When you are working on a construction site that involves extensive excavation work, such as that usually required for building foundations, the groundwater table level becomes an important consideration. A dry foundation is essential to structural stability and worker safety at the site. However, most soils are relatively permeable, and groundwater will enter the area as you dig.
Dewatering your site thus becomes necessary to continue your operations. Here are three key points when determining how you’ll go about this crucial operation.
Method of dewatering
The most common method of dewatering for construction sites is known as open sump pumping. In this method, groundwater is allowed to seep into the excavation area. From here, a handling pump can quickly discharge the collected water. Sump pumping is very economical, as you allow gravity to do much of the work. However, it works best in gravelly or sandy soil, and the excavation site may be at risk of instability due to the action of water throughout the process.
A variety of pre-drainage methods may be used to ensure stability at your construction site while removing excess groundwater. Wellpoint drilling is a widespread technique in which a series of wells are drilled around the site before excavation. Pipes are installed into the wells, and a piston pump is used to draw out the water. This method is effective to a depth of about 5-6 meters below the level of the wellpoint pump and is thus suitable for many construction specifications.
Other methods may also be employed to accommodate unusual soil types or foundation requirements. Consult with a groundwater specialist if necessary to determine the best method applicable to your site.
Treatment of the water
Collected water must be inspected and treated as part of your operation’s responsible practices. Untreated water removed from your construction site will contain various sediments which adversely affect the quality of the nearby bodies of water where they will eventually be discharged.
Sediments must be filtered from the water by flowing to a designated treatment structure, such as a stormwater basin, with a physical barrier to prevent sediment discharge. The water flows through a sediment trap, which can be a filter bag or silt fence that traps a majority of particles, and this can be further enhanced with a chemical treatment to bind more pollutants. If the water is contaminated with oil, grease, or other petroleum products, use an oil separator to remove it.
You should carefully select the location where your treated water will be discharged. Depending on your location, local authorities may not permit direct discharge into protected bodies of water. Even if your site is far from a lake, stream, or wetland, you should consider the possible impact of this volume of discharged water on erosion in the area.

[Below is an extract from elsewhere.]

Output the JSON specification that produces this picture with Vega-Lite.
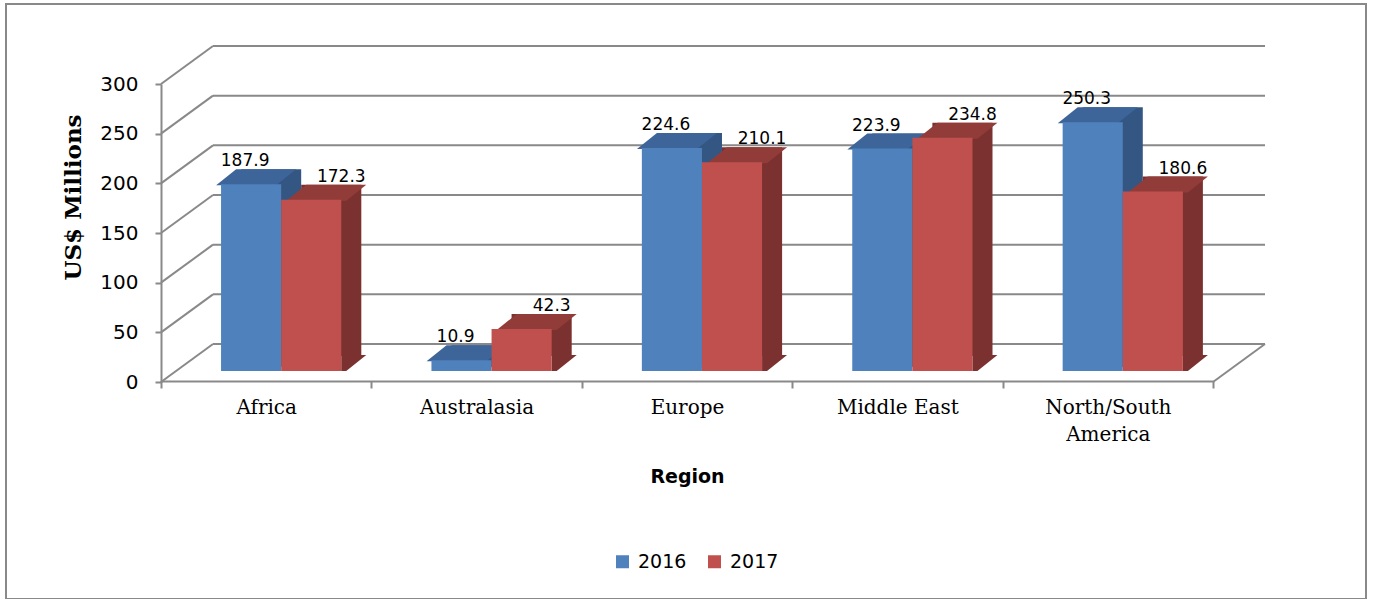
{
  "$schema": "https://vega.github.io/schema/vega-lite/v6.json",
  "width": 1360,
  "height": 595,
  "autosize": "none",
  "padding": {"left": 6, "top": 4, "right": 7, "bottom": 0},
  "background": "white",
  "config": {
    "view": {"stroke": "#898989", "strokeWidth": 2},
    "font": "DejaVu Sans"
  },
  "datasets": {
    "bars": [
      {"region": "Africa", "year": "2016", "value": 187.9},
      {"region": "Africa", "year": "2017", "value": 172.3},
      {"region": "Australasia", "year": "2016", "value": 10.9},
      {"region": "Australasia", "year": "2017", "value": 42.3},
      {"region": "Europe", "year": "2016", "value": 224.6},
      {"region": "Europe", "year": "2017", "value": 210.1},
      {"region": "Middle East", "year": "2016", "value": 223.9},
      {"region": "Middle East", "year": "2017", "value": 234.8},
      {"region": "North/South America", "year": "2016", "value": 250.3},
      {"region": "North/South America", "year": "2017", "value": 180.6}
    ],
    "grid": [
      {"v": 0}, {"v": 50}, {"v": 100}, {"v": 150}, {"v": 200}, {"v": 250}, {"v": 300}
    ]
  },
  "resolve": {"scale": {"x": "shared", "y": "shared", "xOffset": "independent"}},
  "layer": [
    {
      "data": {"name": "grid"},
      "mark": {"type": "rule", "color": "#898989", "strokeWidth": 2, "xOffset": 52, "x2Offset": 52, "yOffset": -38},
      "encoding": {
        "x": {"datum": "Africa", "type": "nominal", "bandPosition": 0, "title": "Region",
              "scale": {"domain": ["Africa", "Australasia", "Europe", "Middle East", "North/South America"], "range": [155, 1207], "paddingInner": 0, "paddingOuter": 0}},
        "x2": {"datum": "North/South America", "bandPosition": 1},
        "y": {"field": "v", "type": "quantitative", "title": "US$ Millions", "scale": {"domain": [0, 300], "range": [378, 80], "nice": false, "zero": true}}
      }
    },
    {
      "data": {"name": "grid"},
      "mark": {"type": "point", "shape": "M0,0L52,-38", "size": 4, "filled": false, "stroke": "#898989", "strokeWidth": 2, "opacity": 1},
      "encoding": {
        "x": {"datum": "Africa", "type": "nominal", "bandPosition": 0, "title": "Region"},
        "y": {"field": "v", "type": "quantitative", "title": "US$ Millions"}
      }
    },
    {
      "data": {"name": "grid"},
      "transform": [{"filter": "datum.v == 0"}],
      "mark": {"type": "point", "shape": "M0,0L52,-38", "size": 4, "filled": false, "stroke": "#898989", "strokeWidth": 2, "opacity": 1},
      "encoding": {
        "x": {"datum": "North/South America", "type": "nominal", "bandPosition": 1, "title": "Region"},
        "y": {"field": "v", "type": "quantitative", "title": "US$ Millions"}
      }
    },
    {
      "data": {"name": "bars"},
      "mark": {"type": "bar", "yOffset": -26, "y2Offset": -26},
      "encoding": {
        "x": {"field": "region", "type": "nominal", "title": "Region"},
        "xOffset": {"field": "year", "type": "nominal", "scale": {"domain": ["2016", "2017"], "paddingOuter": 0.75, "paddingInner": 0, "align": 0.888}},
        "y": {"field": "value", "type": "quantitative", "title": "US$ Millions"},
        "color": {"condition": {"test": "datum.year == '2016'", "value": "#345683"}, "value": "#7B3130"}
      }
    },
    {
      "data": {"name": "bars"},
      "mark": {"type": "point", "shape": "M40,-16L65,-16L45,0L40,0Z", "size": 4, "filled": true, "strokeWidth": 0, "opacity": 1, "yOffset": -11},
      "encoding": {
        "x": {"field": "region", "type": "nominal", "title": "Region"},
        "xOffset": {"field": "year", "type": "nominal", "scale": {"type": "point", "domain": ["2016", "2017"], "padding": 1.25}},
        "y": {"datum": 0, "type": "quantitative", "title": "US$ Millions"},
        "color": {"condition": {"test": "datum.year == '2016'", "value": "#345683"}, "value": "#7B3130"}
      }
    },
    {
      "data": {"name": "bars"},
      "mark": {"type": "point", "shape": "M-15,1L5,-15L65,-15L45,1Z", "size": 4, "filled": true, "strokeWidth": 0, "opacity": 1, "yOffset": -11},
      "encoding": {
        "x": {"field": "region", "type": "nominal", "title": "Region"},
        "xOffset": {"field": "year", "type": "nominal", "scale": {"type": "point", "domain": ["2016", "2017"], "padding": 1.25}},
        "y": {"field": "value", "type": "quantitative", "title": "US$ Millions"},
        "color": {"condition": {"test": "datum.year == '2016'", "value": "#3D6599"}, "value": "#923C3A"}
      }
    },
    {
      "data": {"name": "bars"},
      "mark": {"type": "bar", "yOffset": -11, "y2Offset": -11},
      "encoding": {
        "x": {"field": "region", "type": "nominal", "sort": null, "title": "Region",
              "axis": {"orient": "bottom", "offset": -218, "title": "Region", "labelAngle": 0, "grid": false,
                       "domainColor": "#898989", "domainWidth": 2, "tickColor": "#898989", "tickWidth": 2, "tickSize": 7, "tickBand": "extent",
                       "labelFont": "DejaVu Serif", "labelFontSize": 20, "labelColor": "#000000", "labelPadding": 9, "labelLineHeight": 27,
                       "labelAlign": "center", "labelBaseline": "top",
                       "labelExpr": "datum.value == 'North/South America' ? ['North/South', 'America'] : datum.value",
                       "titleFont": "DejaVu Sans", "titleFontSize": 19, "titleFontWeight": "bold", "titleColor": "#000000",
                       "titleY": 86, "titleBaseline": "top"}},
        "xOffset": {"field": "year", "type": "nominal", "scale": {"domain": ["2016", "2017"], "paddingOuter": 0.75, "paddingInner": 0, "align": 0.666}},
        "y": {"field": "value", "type": "quantitative", "title": "US$ Millions",
              "axis": {"orient": "left", "offset": -155, "values": [0, 50, 100, 150, 200, 250, 300], "grid": false, "title": "US$ Millions",
                       "domainColor": "#898989", "domainWidth": 2, "tickColor": "#898989", "tickWidth": 2, "tickSize": 6,
                       "labelFont": "DejaVu Sans", "labelFontSize": 20, "labelColor": "#000000", "labelPadding": 17,
                       "titleFont": "DejaVu Serif", "titleFontSize": 23, "titleFontWeight": "bold", "titleColor": "#000000",
                       "titleX": -88, "titleY": 193, "titleAngle": 270, "titleAlign": "center", "titleBaseline": "middle"}},
        "color": {"field": "year", "type": "nominal",
                  "scale": {"domain": ["2016", "2017"], "range": ["#4F81BD", "#C0504D"]},
                  "legend": {"orient": "none", "legendX": 607, "legendY": 548, "direction": "horizontal", "title": null,
                             "symbolType": "square", "symbolSize": 169, "symbolStrokeWidth": 0, "symbolOpacity": 1,
                             "labelFont": "DejaVu Sans", "labelFontSize": 19, "labelColor": "#000000", "labelOffset": 6,
                             "columnPadding": 18, "padding": 0}}
      }
    },
    {
      "data": {"name": "bars"},
      "transform": [{"filter": "datum.year == '2016'"}],
      "mark": {"type": "text", "font": "DejaVu Sans", "fontSize": 17, "color": "#000000", "align": "center", "baseline": "alphabetic", "yOffset": -11, "dx": 14, "dy": -18},
      "encoding": {
        "x": {"field": "region", "type": "nominal", "title": "Region"},
        "xOffset": {"field": "year", "type": "nominal", "scale": {"type": "point", "domain": ["2016", "2017"], "padding": 1.25}},
        "y": {"field": "value", "type": "quantitative", "title": "US$ Millions"},
        "text": {"field": "value", "type": "quantitative", "format": ".1f"}
      }
    },
    {
      "data": {"name": "bars"},
      "transform": [{"filter": "datum.year == '2017'"}],
      "mark": {"type": "text", "font": "DejaVu Sans", "fontSize": 17, "color": "#000000", "align": "center", "baseline": "alphabetic", "yOffset": -11, "dx": 40, "dy": -18},
      "encoding": {
        "x": {"field": "region", "type": "nominal", "title": "Region"},
        "xOffset": {"field": "year", "type": "nominal", "scale": {"type": "point", "domain": ["2016", "2017"], "padding": 1.25}},
        "y": {"field": "value", "type": "quantitative", "title": "US$ Millions"},
        "text": {"field": "value", "type": "quantitative", "format": ".1f"}
      }
    }
  ]
}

For these purposes, it’s recommended that you divert the discharged water to an area with a buffer of vegetation. Grasses or wooded growth can provide suitable erosion resistance. You should continue to monitor this area for signs of instability or erosion and immediately cease and relocate the discharge if that happens.
Effective dewatering is standard practice at construction sites where excavation is required. Make sure it’s done effectively and responsibly to ensure the stability of your structure and minimise the effect on the environment.